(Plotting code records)
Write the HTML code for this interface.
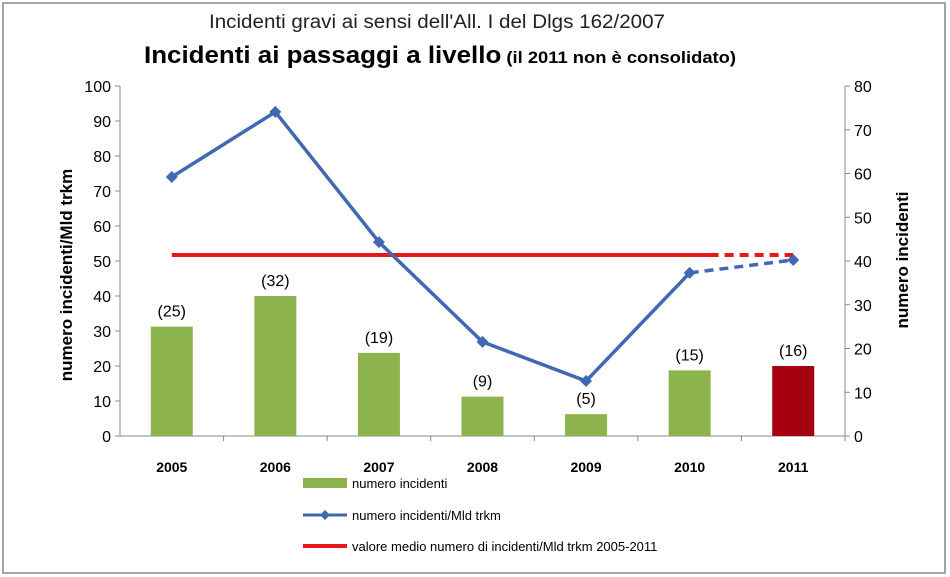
<!DOCTYPE html>
<html><head><meta charset="utf-8"><style>
body{margin:0;background:#fff;}
svg{display:block;font-family:"Liberation Sans",sans-serif;}
</style></head><body>
<svg id="chart" width="950" height="577" xmlns="http://www.w3.org/2000/svg">
<rect x="3" y="3" width="942" height="570" fill="#fff" stroke="#888" stroke-width="1.5"/>
<text x="437" y="28" text-anchor="middle" font-size="19" fill="#222" textLength="456" lengthAdjust="spacingAndGlyphs">Incidenti gravi ai sensi dell'All. I del Dlgs 162/2007</text>
<text x="440" y="63" text-anchor="middle" font-weight="bold" fill="#000" textLength="592" lengthAdjust="spacingAndGlyphs"><tspan font-size="24">Incidenti ai passaggi a livello</tspan><tspan font-size="17"> (il 2011 non è consolidato)</tspan></text>
<g id="axes"></g>
<g id="bars"></g>
<g id="lines"></g>
<text transform="translate(72,275) rotate(-90)" text-anchor="middle" font-size="17" font-weight="bold">numero incidenti/Mld trkm</text>
<text transform="translate(908,260) rotate(-90)" text-anchor="middle" font-size="17" font-weight="bold">numero incidenti</text>
<g>
<rect x="303" y="478" width="44" height="10" fill="#8db34e"/>
<text x="352" y="488" font-size="13">numero incidenti</text>
<line x1="303" y1="515" x2="347" y2="515" stroke="#4069b3" stroke-width="3"/>
<path d="M325 510 L330 515 L325 520 L320 515Z" fill="#4069b3"/>
<text x="352" y="520" font-size="13">numero incidenti/Mld trkm</text>
<line x1="303" y1="546" x2="347" y2="546" stroke="#e8171b" stroke-width="4"/>
<text x="352" y="551" font-size="13">valore medio numero di incidenti/Mld trkm 2005-2011</text>
</g>
</svg>
<script>
const categories=["2005","2006","2007","2008","2009","2010","2011"];
const incidents=[25,32,19,9,5,15,16];
const rateValues=[74,92.6,55.4,26.9,15.7,46.6,50.3];
const averageRate=[51.7];
const leftTicks=[0,10,20,30,40,50,60,70,80,90,100];
const rightTicks=[0,10,20,30,40,50,60,70,80];
const NS="http://www.w3.org/2000/svg";
const X0=120,X1=845,Y0=436,Y1=86;
const step=(X1-X0)/categories.length;
const xc=i=>X0+step*(i+0.5);
const yL=v=>Y0-(v/100)*(Y0-Y1);
const yR=v=>Y0-(v/80)*(Y0-Y1);
function mk(tag,attrs,parent){const e=document.createElementNS(NS,tag);for(const k in attrs)e.setAttribute(k,attrs[k]);parent.appendChild(e);return e;}
const axes=document.getElementById('axes'),bars=document.getElementById('bars'),lines=document.getElementById('lines');
let a=mk('line',{x1:X0,y1:Y1,x2:X0,y2:Y0,stroke:'#888'},axes);


a=mk('line',{x1:X1,y1:Y1,x2:X1,y2:Y0,stroke:'#888'},axes);


a=mk('line',{x1:X0,y1:Y0,x2:X1,y2:Y0,stroke:'#888'},axes);


leftTicks.forEach(v=>{mk('line',{x1:X0-5,y1:yL(v),x2:X0,y2:yL(v),stroke:'#888'},axes);
const t=mk('text',{x:X0-9,y:yL(v)+6,'text-anchor':'end','font-size':16},axes);t.textContent=v;

});
rightTicks.forEach(v=>{mk('line',{x1:X1,y1:yR(v),x2:X1+5,y2:yR(v),stroke:'#888'},axes);
const t=mk('text',{x:X1+9,y:yR(v)+6,'font-size':16},axes);t.textContent=v;

});
categories.forEach((c,i)=>{mk('line',{x1:X0+step*(i+1),y1:Y0,x2:X0+step*(i+1),y2:Y0+5,stroke:'#888'},axes);
const t=mk('text',{x:xc(i),y:472,'text-anchor':'middle','font-size':14,'font-weight':'bold'},axes);t.textContent=c;


const b=mk('rect',{x:xc(i)-21,y:yR(incidents[i]),width:42,height:Y0-yR(incidents[i]),fill:i===6?'#a50010':'#8db34e'},bars);


const l=mk('text',{x:xc(i),y:yR(incidents[i])-10,'text-anchor':'middle','font-size':16},bars);l.textContent='('+incidents[i]+')';

});
const ya=yL(averageRate[0]);
let m=mk('line',{x1:xc(0),y1:ya,x2:xc(5)+20,y2:ya,stroke:'#e8171b','stroke-width':4},lines);


m=mk('line',{x1:xc(5)+20,y1:ya,x2:xc(6),y2:ya,stroke:'#e8171b','stroke-width':4,'stroke-dasharray':'9 6'},lines);


let pts=rateValues.slice(0,6).map((v,i)=>xc(i)+','+yL(v)).join(' ');
m=mk('polyline',{points:pts,fill:'none',stroke:'#4069b3','stroke-width':3.5},lines);


m=mk('line',{x1:xc(5),y1:yL(rateValues[5]),x2:xc(6),y2:yL(rateValues[6]),stroke:'#4069b3','stroke-width':3.5,'stroke-dasharray':'9 6'},lines);


rateValues.forEach((v,i)=>{const x=xc(i),y=yL(v);
const p=mk('path',{d:`M${x} ${y-6}L${x+6} ${y}L${x} ${y+6}L${x-6} ${y}Z`,fill:'#4069b3'},lines);

});
</script>
</body></html>
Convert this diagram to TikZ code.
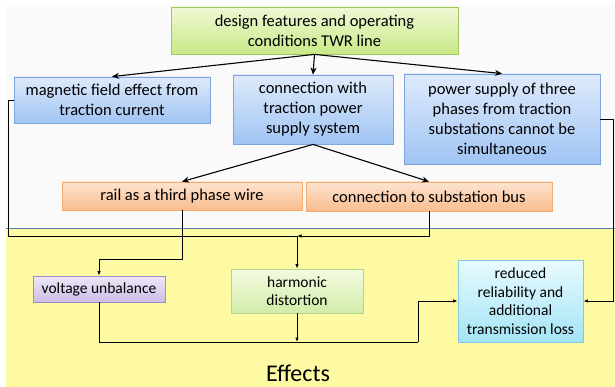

▶ **Problem to work on**:
Find each line in the records holding the string "this" and show it.

▶ **Task solution**:
Write the HTML code for this interface.
Convert this diagram to TikZ code.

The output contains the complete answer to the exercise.